# PROBLEM STATEMENT:
In the material below, find all lines with the string "that" and copy them.

# EXERCISE INPUT:
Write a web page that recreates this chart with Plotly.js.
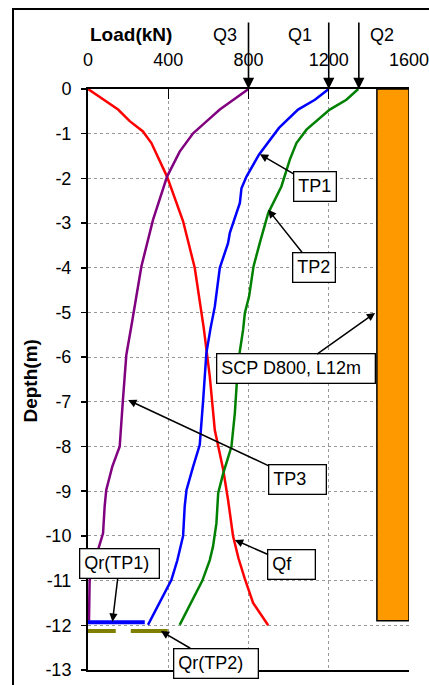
<!DOCTYPE html>
<html><head><meta charset="utf-8">
<script src="https://cdn.plot.ly/plotly-3.0.1.min.js"></script>
<style>
html,body{margin:0;padding:0;background:#fff;overflow:hidden}
#chart{position:absolute;left:0;top:0;width:429px;height:685px}
#frame{position:absolute;left:12px;top:8px;width:500px;height:800px;border:2px solid #000;pointer-events:none}
#dbg{position:absolute;left:95px;top:380px;width:330px;font:10px monospace;color:transparent;background:transparent;white-space:pre-wrap;pointer-events:none}
</style></head><body>
<div id="chart"></div><div id="frame"></div><div id="dbg"></div>
<script>
// ---- data ----
const qfDepth = [0,-0.46,-0.72,-0.95,-1.21,-1.96,-2.96,-4.0,-5.35,-6.43,-7.63,-8.52,-9.19,-10.0,-10.5,-10.95,-11.5,-12.0];
const qfLoad  = [0,150,208,274,316,394,474,532,577,607,632,674,698,723,750,781,823,898];

const tp3Depth = [0,-0.46,-0.69,-0.99,-1.4,-1.96,-2.93,-3.97,-5.31,-5.95,-6.96,-8.0,-8.45,-8.97,-9.34,-9.94,-10.31,-10.65,-11.0,-11.9];
const tp3Load  = [800,657,599,524,457,394,324,266,216,191,174,158,121,91,83,75,50,25,8,5];

const tp1Depth = [0,-0.24,-0.46,-0.87,-1.47,-1.96,-2.22,-2.55,-3.22,-3.45,-4.0,-4.87,-5.35,-5.91,-6.96,-7.96,-8.45,-8.97,-9.34,-10.0,-10.55,-10.98,-11.99];
const tp1Load  = [1200,1131,1047,952,852,790,765,757,707,698,657,632,611,590,574,557,524,491,482,474,445,416,299];

const tp2Depth = [0,-0.24,-0.46,-0.91,-1.21,-1.58,-2.18,-2.78,-3.45,-3.97,-4.64,-5.01,-5.39,-6.13,-7.25,-8.0,-8.6,-9.04,-9.72,-10.24,-10.54,-11.0,-11.99];
const tp2Load  = [1347,1288,1205,1089,1039,1006,964,898,856,825,803,782,773,748,732,715,674,649,640,623,607,570,457];

const qrTP1Load = [-33, 283];
const qrTP1Depth = -11.93;
const qrTP2Load = [-46, 397];
const qrTP2Depth = -12.13;

const pileLoadFrom = 1440;
const pileLoadTo = 1600;
const pileLength = 11.9;

const qNames = ['Q3','Q1','Q2'];
const qLoads = [800, 1200, 1350];

const xTickVals = [0,400,800,1200,1600];
const xTickText = ['0','400','800','1200','1600'];
const yTickVals = [0,-1,-2,-3,-4,-5,-6,-7,-8,-9,-10,-11,-12,-13];
const yTickText = ['0','-1','-2','-3','-4','-5','-6','-7','-8','-9','-10','-11','-12','-13'];

// ---- chart ----
const FONT = 'Liberation Sans, Arial, sans-serif';
const traces = [
  {type:'bar', x:[(pileLoadFrom+pileLoadTo)/2], y:[-pileLength], width:[pileLoadTo-pileLoadFrom], base:0,
   marker:{color:'#FF9900', line:{color:'#000', width:1.5}}, showlegend:false, hoverinfo:'skip'},
  {type:'scatter', mode:'lines', x:qfLoad, y:qfDepth, line:{color:'#FF0000', width:2.5}, showlegend:false},
  {type:'scatter', mode:'lines', x:tp3Load, y:tp3Depth, line:{color:'#800080', width:2.5}, showlegend:false},
  {type:'scatter', mode:'lines', x:tp1Load, y:tp1Depth, line:{color:'#0000FF', width:2.5}, showlegend:false},
  {type:'scatter', mode:'lines', x:tp2Load, y:tp2Depth, line:{color:'#008000', width:2.5}, showlegend:false},
  {type:'scatter', mode:'lines', x:qrTP1Load, y:[qrTP1Depth,qrTP1Depth], line:{color:'#0000FF', width:4}, showlegend:false, cliponaxis:false},
  {type:'scatter', mode:'lines', x:qrTP2Load, y:[qrTP2Depth,qrTP2Depth], line:{color:'#808000', width:4, dash:'37px,15px'}, showlegend:false, cliponaxis:false}
];

function box(text, x, y, ax, ay, w) {
  const a = {text:text, x:x, y:y, xref:'x', yref:'y', ax:ax, ay:ay, axref:'pixel', ayref:'pixel',
    showarrow:true, arrowhead:2, arrowsize:1.1, arrowwidth:1.5, arrowcolor:'#000', standoff:0,
    bgcolor:'#fff', bordercolor:'#000', borderwidth:1.3, borderpad:4,
    font:{family:FONT, size:18, color:'#000'}};
  if (w) { a.width = w; a.align = 'left'; }
  return a;
}

const annotations = [
  box('TP1', 857, -1.46, 55, 32),
  box('TP2', 898, -2.70, 46, 58),
  box('TP3', 200, -6.96, 169, 79, 48),
  box('SCP D800, L12m', 1431, -5.01, -79, 56, 149),
  box('Qf', 732, -10.09, 57, 25, 38),
  box('Qr(TP1)', 122, -11.92, 7, -58, 70),
  box('Qr(TP2)', 363, -12.13, 55, 32, 75),
  {text:'<b>Load(kN)</b>', xref:'paper', yref:'paper', x:0.134, y:1.093, xanchor:'center', yanchor:'middle', showarrow:false,
   font:{family:FONT, size:19, color:'#000'}},
  {text:'<b>Depth(m)</b>', xref:'paper', yref:'paper', x:-0.178, y:0.498, xanchor:'center', yanchor:'middle', showarrow:false, textangle:-90,
   font:{family:FONT, size:19, color:'#000'}}
];
const qLabelX = [0.4255, 0.660, 0.917];
qNames.forEach((n,i) => {
  annotations.push({text:n, xref:'paper', yref:'paper', x:qLabelX[i], y:1.093, xanchor:'center', yanchor:'middle', showarrow:false,
    font:{family:FONT, size:18, color:'#000'}});
  annotations.push({text:' ', x:qLoads[i], y:0, xref:'x', yref:'y', ax:0, ay:-69, axref:'pixel', ayref:'pixel',
    showarrow:true, arrowhead:2, arrowsize:1.4, arrowwidth:1.6, arrowcolor:'#000', standoff:0,
    font:{size:2}});
});

const layout = {
  width:429, height:685,
  margin:{l:88, r:20, t:89, b:15, pad:0},
  paper_bgcolor:'#fff', plot_bgcolor:'#fff',
  font:{family:FONT, size:18, color:'#000'},
  showlegend:false,
  bargap:0,
  xaxis:{side:'top', range:[0,1600], tickmode:'array', tickvals:xTickVals, ticktext:xTickText,
    ticks:'inside', ticklen:10, tickwidth:1, tickcolor:'#000',
    showline:true, linecolor:'#000', linewidth:2, mirror:true,
    showgrid:true, gridcolor:'#999', gridwidth:1, griddash:'dot',
    zeroline:false, ticklabelstandoff:14, ticklabeloverflow:'allow',
    tickfont:{family:FONT, size:18, color:'#000'}},
  yaxis:{range:[-13,0], tickmode:'array', tickvals:yTickVals, ticktext:yTickText,
    ticks:'outside', ticklen:5, tickwidth:1.5, tickcolor:'#000',
    showline:true, linecolor:'#000', linewidth:2, mirror:false,
    showgrid:true, gridcolor:'#999', gridwidth:1, griddash:'dot',
    zeroline:false, ticklabelstandoff:6, tickfont:{family:FONT, size:18, color:'#000'}},
  annotations:annotations
};

Plotly.newPlot('chart', traces, layout, {staticPlot:true, displayModeBar:false}).then(() => {
  // force layout / hit-test / repaint after drawing (keeps all tick labels painted)
  const out = [];
  document.querySelectorAll('.xtick text').forEach(t => {
    const r = t.getBoundingClientRect();
    out.push(t.textContent + ' ' + Math.round(r.x) + ',' + Math.round(r.y) + ',' + Math.round(r.width));
  });
  const e = document.elementFromPoint(168, 62);
  out.push(e ? e.tagName : 'none');
  document.getElementById('dbg').textContent = out.join('\n');
});
</script></body></html>
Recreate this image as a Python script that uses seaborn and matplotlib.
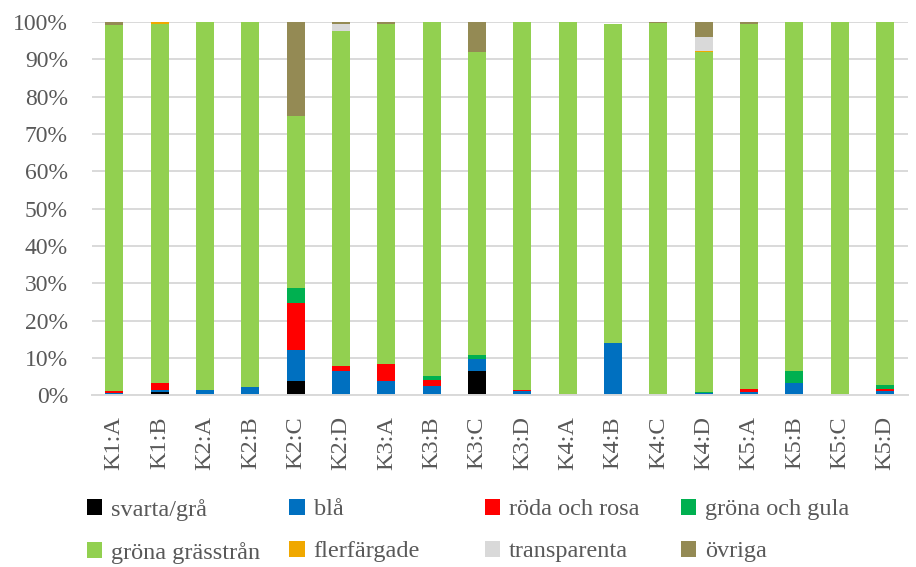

# ANSWER:
Write a web page that recreates this chart with Plotly.js.
Recreate this image as a Python script that uses seaborn and matplotlib.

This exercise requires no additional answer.